Richard, my bro, was having a problem with his solar set-up at his farm, so Dave, the solar expert from Melbourne, went with him when he drove home on Thursday 23 September 2004. The next day, I took Dave’s place in a group of friends heading north for a fishing trip to Mallacoota near the Victoria/NSW border.
Mark Earle took me to the light aircraft airport of Moorabbin and dropped me at the Royal Vic Aero Clubhouse where I joined the group there quaffing beers and awaiting the arrival of pilot, Russell Barnes. There were seven of us in a Piper and a Cessna 182. I was put in the latter with Russell. We passed over Warragul, Sale and Maffra. Lovely names! We landed at Bairnsdale to refuel, all pitching in to push the Cessna to the pump. Someone called a taxi to take us into town, about 6 km’s drive. After a sandwich, one of our number, a clock repairer by trade, suggested we go to a clock shop in the town on the Prince’s Highway.

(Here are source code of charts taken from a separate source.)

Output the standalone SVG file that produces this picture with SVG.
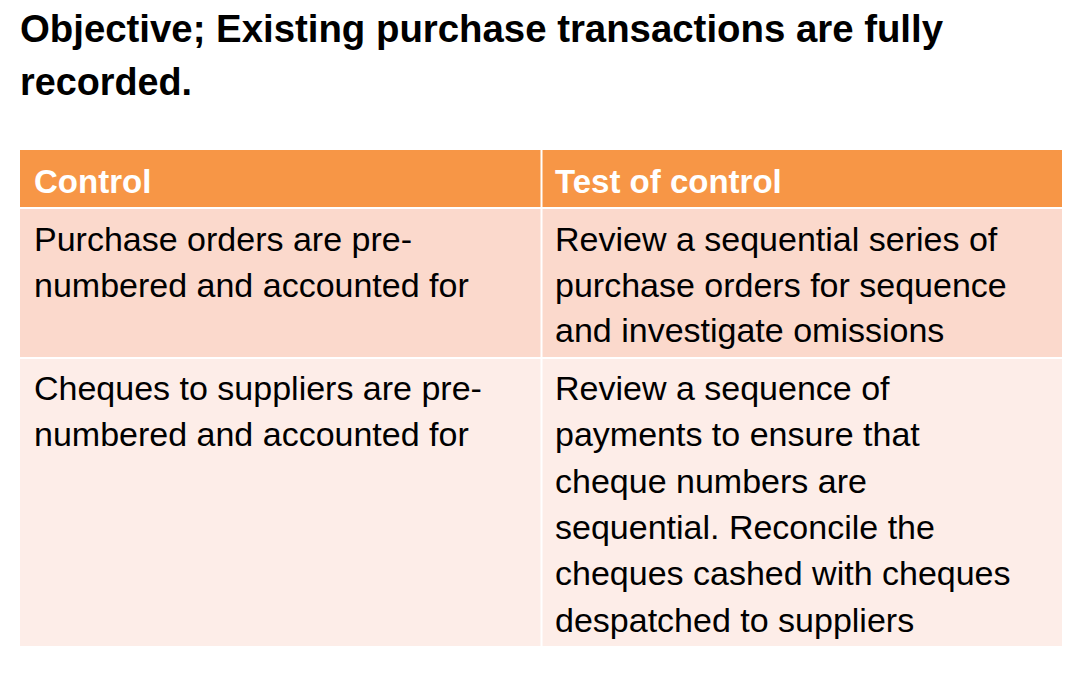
<svg xmlns="http://www.w3.org/2000/svg" width="1076" height="676" viewBox="0 0 1076 676">
<style>
.t{font-family:"Liberation Sans",Arial,sans-serif;font-size:38px;font-weight:bold;fill:#000}
.c{font-family:"Liberation Sans",Arial,sans-serif;font-size:34px;fill:#000}
.h{font-family:"Liberation Sans",Arial,sans-serif;font-size:33px;font-weight:bold;fill:#fff}
</style>
<rect width="1076" height="676" fill="#fff"/>
<text class="t" x="20" y="42" textLength="923" lengthAdjust="spacingAndGlyphs">Objective; Existing purchase transactions are fully</text>
<text class="t" x="20" y="95" textLength="172" lengthAdjust="spacingAndGlyphs">recorded.</text>
<g id="table">
<rect x="20" y="150" width="1042" height="57" fill="#F79646"/>
<rect x="20" y="209" width="1042" height="148" fill="#FBD9CC"/>
<rect x="20" y="359" width="1042" height="287" fill="#FDEDE8"/>
<line x1="541.5" y1="150" x2="541.5" y2="646" stroke="#fff" stroke-width="2"/>
</g>
<g id="header">
<text class="h" x="34" y="193">Control</text>
<text class="h" x="555" y="193">Test of control</text>
</g>
<g id="row1">
<text class="c" x="34" y="251">Purchase orders are pre-</text>
<text class="c" x="34" y="297">numbered and accounted for</text>
<text class="c" x="555" y="251">Review a sequential series of</text>
<text class="c" x="555" y="297">purchase orders for sequence</text>
<text class="c" x="555" y="342">and investigate omissions</text>
</g>
<g id="row2">
<text class="c" x="34" y="400">Cheques to suppliers are pre-</text>
<text class="c" x="34" y="446">numbered and accounted for</text>
<text class="c" x="555" y="400">Review a sequence of</text>
<text class="c" x="555" y="446">payments to ensure that</text>
<text class="c" x="555" y="493">cheque numbers are</text>
<text class="c" x="555" y="539">sequential.  Reconcile the</text>
<text class="c" x="555" y="585">cheques cashed with cheques</text>
<text class="c" x="555" y="632">despatched to suppliers</text>
</g>
</svg>
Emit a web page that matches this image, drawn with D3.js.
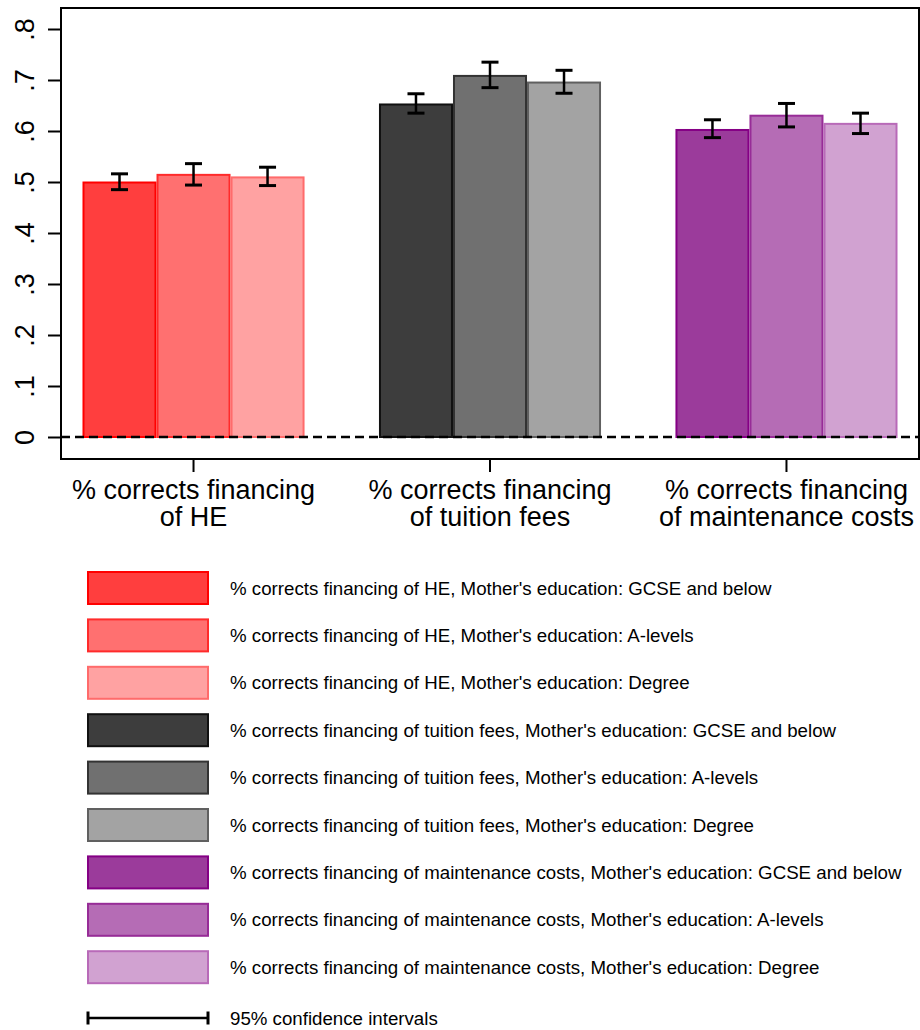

What an unexpected delight. I could have browsed all day, but we had to get going.
The Cessna took off, passed over Lakes Entrance where my mum was in a home for the elderly, and headed for Orbost Field, which is a long way from Orbost and coincidentally, only three km from Richard’s farm, Ostralia-All-Over, near the little village of Marlo on the coast. He arrived to swap Dave for myself and off they flew.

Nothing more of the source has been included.